▸ **What you need to do**
Copy exactly, and only, the lines below from the first through the one containing "plt.rcParams['font.family'] = ['Liberation", both included; pictures are omitted.

───

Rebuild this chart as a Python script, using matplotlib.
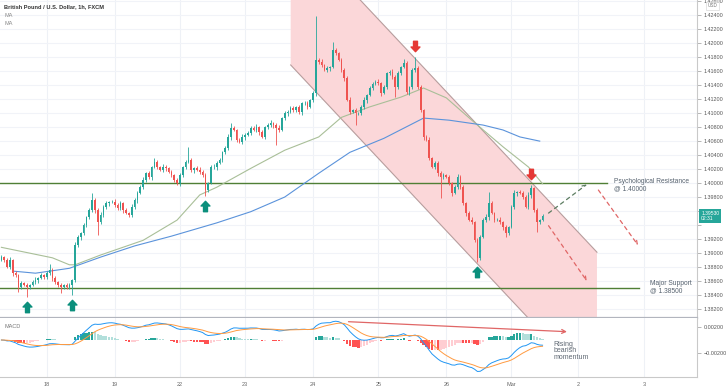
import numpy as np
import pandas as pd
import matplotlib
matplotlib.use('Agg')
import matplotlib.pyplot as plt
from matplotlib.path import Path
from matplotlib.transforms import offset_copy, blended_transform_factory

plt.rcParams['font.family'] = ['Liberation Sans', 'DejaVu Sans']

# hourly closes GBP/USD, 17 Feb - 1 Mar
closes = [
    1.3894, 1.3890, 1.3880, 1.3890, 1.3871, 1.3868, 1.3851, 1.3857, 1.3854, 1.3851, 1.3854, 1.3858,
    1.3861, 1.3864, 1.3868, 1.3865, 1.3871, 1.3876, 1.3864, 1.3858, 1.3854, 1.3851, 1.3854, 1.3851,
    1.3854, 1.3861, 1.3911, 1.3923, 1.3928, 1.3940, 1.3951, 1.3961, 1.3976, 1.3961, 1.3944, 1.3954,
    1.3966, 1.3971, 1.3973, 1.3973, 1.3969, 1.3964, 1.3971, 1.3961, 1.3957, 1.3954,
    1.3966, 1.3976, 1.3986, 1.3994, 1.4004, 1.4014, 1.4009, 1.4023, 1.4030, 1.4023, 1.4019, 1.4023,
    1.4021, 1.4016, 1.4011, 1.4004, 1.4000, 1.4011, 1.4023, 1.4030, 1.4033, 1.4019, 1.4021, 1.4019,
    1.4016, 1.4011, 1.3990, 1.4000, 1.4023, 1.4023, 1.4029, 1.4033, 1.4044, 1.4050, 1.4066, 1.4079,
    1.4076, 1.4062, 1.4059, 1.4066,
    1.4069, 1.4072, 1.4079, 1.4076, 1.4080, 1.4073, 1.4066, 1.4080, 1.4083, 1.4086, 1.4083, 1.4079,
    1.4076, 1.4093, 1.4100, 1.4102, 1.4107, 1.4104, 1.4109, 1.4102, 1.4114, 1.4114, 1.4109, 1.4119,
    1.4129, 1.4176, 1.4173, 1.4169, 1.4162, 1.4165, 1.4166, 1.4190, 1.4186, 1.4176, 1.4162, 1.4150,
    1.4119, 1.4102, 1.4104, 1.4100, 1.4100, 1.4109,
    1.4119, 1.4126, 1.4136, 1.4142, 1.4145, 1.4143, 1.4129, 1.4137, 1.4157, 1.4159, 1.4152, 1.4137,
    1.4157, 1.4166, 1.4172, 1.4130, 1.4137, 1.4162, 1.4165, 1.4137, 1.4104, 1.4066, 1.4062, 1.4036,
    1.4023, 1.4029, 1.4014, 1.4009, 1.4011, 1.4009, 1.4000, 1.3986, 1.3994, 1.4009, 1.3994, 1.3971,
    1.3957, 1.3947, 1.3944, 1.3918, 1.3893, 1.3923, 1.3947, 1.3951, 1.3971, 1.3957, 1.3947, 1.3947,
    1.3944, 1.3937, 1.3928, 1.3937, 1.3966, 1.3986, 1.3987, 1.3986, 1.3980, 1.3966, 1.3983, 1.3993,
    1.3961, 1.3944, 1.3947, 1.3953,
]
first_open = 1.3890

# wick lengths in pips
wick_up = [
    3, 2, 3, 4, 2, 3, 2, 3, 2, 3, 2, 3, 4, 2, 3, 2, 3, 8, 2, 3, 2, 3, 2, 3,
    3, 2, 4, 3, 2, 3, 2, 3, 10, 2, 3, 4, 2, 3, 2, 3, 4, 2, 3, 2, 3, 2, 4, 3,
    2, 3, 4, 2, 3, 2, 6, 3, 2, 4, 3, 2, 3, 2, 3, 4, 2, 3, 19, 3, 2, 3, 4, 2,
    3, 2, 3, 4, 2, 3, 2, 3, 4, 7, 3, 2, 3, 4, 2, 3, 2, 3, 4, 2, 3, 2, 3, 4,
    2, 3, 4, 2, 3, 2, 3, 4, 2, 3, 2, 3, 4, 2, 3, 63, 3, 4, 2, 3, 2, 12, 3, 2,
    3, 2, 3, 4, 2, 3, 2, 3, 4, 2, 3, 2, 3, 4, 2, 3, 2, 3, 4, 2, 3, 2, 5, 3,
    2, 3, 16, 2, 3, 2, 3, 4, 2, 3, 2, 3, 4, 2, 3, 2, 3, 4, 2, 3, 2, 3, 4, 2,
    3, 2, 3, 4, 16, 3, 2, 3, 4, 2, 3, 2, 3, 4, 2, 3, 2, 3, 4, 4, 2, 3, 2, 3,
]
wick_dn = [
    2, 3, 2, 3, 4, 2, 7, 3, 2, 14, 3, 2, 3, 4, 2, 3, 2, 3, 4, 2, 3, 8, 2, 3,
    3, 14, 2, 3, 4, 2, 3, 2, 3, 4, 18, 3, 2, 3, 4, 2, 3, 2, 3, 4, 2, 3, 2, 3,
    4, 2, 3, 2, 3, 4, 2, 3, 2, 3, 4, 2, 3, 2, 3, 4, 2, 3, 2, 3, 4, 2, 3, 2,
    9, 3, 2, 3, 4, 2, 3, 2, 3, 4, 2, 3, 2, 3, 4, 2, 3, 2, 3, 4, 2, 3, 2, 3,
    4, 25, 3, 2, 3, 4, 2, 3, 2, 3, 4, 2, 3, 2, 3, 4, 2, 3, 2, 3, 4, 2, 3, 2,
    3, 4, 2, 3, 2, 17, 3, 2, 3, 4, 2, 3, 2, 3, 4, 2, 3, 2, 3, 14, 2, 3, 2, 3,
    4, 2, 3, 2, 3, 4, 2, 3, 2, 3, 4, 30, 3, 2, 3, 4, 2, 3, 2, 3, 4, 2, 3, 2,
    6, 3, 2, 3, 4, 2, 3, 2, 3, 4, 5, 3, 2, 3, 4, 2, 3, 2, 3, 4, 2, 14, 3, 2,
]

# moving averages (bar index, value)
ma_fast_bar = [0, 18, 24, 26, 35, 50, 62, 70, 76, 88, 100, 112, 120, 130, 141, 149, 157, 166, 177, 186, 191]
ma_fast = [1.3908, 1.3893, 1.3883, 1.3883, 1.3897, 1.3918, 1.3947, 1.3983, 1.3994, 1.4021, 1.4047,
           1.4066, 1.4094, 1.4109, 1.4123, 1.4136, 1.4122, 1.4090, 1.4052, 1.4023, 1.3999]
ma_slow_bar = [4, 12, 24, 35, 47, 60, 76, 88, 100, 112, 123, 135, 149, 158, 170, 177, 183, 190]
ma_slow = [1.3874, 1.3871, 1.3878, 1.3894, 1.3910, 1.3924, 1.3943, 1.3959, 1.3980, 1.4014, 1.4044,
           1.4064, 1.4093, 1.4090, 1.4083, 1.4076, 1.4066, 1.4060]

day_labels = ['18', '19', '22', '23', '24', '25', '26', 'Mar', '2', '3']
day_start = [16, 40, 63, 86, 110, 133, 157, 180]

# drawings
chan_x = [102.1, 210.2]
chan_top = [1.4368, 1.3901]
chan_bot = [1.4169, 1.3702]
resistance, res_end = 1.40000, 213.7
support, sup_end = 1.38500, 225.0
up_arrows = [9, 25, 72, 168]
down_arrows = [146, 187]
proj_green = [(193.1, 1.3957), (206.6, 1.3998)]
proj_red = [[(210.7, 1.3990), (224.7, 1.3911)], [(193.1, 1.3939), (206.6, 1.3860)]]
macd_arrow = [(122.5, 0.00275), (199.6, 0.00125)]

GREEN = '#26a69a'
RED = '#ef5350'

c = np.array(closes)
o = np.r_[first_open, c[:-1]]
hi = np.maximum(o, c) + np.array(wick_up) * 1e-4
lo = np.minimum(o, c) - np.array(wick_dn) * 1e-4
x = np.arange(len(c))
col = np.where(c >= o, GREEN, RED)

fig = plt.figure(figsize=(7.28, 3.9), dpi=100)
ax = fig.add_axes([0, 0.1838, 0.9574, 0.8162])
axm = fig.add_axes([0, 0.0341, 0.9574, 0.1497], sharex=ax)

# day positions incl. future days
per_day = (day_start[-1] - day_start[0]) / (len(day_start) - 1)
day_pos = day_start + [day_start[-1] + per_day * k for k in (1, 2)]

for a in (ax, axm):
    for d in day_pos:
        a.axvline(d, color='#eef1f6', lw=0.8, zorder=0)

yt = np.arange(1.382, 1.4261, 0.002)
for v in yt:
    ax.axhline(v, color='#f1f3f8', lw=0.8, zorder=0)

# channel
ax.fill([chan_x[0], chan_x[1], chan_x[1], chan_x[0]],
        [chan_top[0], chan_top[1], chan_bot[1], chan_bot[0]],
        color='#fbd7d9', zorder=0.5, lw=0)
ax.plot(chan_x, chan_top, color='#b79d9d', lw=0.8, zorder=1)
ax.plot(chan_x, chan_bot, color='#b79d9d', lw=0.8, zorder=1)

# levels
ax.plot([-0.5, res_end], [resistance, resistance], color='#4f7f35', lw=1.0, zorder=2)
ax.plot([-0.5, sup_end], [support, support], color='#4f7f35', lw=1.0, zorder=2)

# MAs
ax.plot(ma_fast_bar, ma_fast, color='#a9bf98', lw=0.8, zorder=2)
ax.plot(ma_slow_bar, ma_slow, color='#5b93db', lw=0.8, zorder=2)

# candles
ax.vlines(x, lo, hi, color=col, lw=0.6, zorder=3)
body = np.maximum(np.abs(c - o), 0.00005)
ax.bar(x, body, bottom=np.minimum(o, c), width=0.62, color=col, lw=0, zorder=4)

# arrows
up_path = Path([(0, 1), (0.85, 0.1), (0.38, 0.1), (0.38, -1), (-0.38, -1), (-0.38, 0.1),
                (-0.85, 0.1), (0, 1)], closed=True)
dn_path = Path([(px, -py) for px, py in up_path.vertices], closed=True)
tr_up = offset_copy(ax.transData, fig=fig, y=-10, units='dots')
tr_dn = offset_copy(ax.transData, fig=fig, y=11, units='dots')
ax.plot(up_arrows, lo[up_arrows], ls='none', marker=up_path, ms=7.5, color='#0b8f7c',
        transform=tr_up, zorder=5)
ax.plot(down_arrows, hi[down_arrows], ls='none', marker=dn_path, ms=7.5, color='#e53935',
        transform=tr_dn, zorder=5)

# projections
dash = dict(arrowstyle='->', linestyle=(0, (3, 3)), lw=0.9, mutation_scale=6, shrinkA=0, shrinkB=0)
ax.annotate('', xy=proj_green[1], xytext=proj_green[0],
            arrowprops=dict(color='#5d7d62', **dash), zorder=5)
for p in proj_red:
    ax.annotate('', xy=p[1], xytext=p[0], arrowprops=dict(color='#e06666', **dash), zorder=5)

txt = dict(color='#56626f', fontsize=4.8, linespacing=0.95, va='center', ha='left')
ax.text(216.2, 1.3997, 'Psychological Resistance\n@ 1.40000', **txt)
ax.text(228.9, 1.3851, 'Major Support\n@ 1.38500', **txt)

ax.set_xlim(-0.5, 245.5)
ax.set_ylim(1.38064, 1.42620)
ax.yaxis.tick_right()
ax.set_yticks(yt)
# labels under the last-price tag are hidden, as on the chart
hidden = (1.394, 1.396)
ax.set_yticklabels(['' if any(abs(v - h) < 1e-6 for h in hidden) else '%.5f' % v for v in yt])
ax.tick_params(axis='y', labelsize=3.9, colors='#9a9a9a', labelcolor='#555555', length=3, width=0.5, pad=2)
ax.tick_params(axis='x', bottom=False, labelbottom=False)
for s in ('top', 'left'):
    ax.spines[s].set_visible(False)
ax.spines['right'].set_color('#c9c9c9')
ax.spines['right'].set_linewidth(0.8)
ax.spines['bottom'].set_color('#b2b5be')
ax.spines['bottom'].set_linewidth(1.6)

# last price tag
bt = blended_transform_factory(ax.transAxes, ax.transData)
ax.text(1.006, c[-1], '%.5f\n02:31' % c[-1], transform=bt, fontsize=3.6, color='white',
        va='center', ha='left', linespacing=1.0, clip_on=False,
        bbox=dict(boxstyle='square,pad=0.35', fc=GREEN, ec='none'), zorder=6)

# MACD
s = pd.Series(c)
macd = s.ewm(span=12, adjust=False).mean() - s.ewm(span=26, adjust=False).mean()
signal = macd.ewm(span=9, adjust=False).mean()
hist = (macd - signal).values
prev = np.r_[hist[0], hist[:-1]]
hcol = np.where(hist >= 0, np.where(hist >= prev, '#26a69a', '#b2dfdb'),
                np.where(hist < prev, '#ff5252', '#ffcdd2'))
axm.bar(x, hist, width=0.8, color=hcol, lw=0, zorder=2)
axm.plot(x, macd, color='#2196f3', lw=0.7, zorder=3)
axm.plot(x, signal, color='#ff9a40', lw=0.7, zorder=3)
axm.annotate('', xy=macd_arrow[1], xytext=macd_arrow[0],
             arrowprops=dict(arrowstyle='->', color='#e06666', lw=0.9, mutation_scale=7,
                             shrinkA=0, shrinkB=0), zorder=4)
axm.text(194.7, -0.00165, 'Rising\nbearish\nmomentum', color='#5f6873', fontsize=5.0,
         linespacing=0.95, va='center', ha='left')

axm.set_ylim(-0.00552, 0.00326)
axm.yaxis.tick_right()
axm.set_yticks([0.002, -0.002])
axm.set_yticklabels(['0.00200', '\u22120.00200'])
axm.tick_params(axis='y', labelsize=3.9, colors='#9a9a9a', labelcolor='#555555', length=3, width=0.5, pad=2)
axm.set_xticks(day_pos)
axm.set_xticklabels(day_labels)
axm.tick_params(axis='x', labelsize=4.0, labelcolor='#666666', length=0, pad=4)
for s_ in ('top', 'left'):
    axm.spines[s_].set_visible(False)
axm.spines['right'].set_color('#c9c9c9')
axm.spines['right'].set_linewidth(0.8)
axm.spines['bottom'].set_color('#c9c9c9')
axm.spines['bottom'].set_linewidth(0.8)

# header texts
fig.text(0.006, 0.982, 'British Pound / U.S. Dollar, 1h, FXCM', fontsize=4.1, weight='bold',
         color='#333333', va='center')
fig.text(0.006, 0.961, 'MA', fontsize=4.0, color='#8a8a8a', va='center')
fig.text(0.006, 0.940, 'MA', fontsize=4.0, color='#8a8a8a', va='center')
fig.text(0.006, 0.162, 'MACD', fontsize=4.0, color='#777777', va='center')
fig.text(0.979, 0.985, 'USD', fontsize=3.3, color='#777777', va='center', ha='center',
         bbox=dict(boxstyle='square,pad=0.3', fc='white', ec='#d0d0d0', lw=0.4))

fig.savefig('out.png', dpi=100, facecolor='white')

───

▸ **Task result**
Rebuild this chart as a Python script, using matplotlib.
import numpy as np
import pandas as pd
import matplotlib
matplotlib.use('Agg')
import matplotlib.pyplot as plt
from matplotlib.path import Path
from matplotlib.transforms import offset_copy, blended_transform_factory

plt.rcParams['font.family'] = ['Liberation Sans', 'DejaVu Sans']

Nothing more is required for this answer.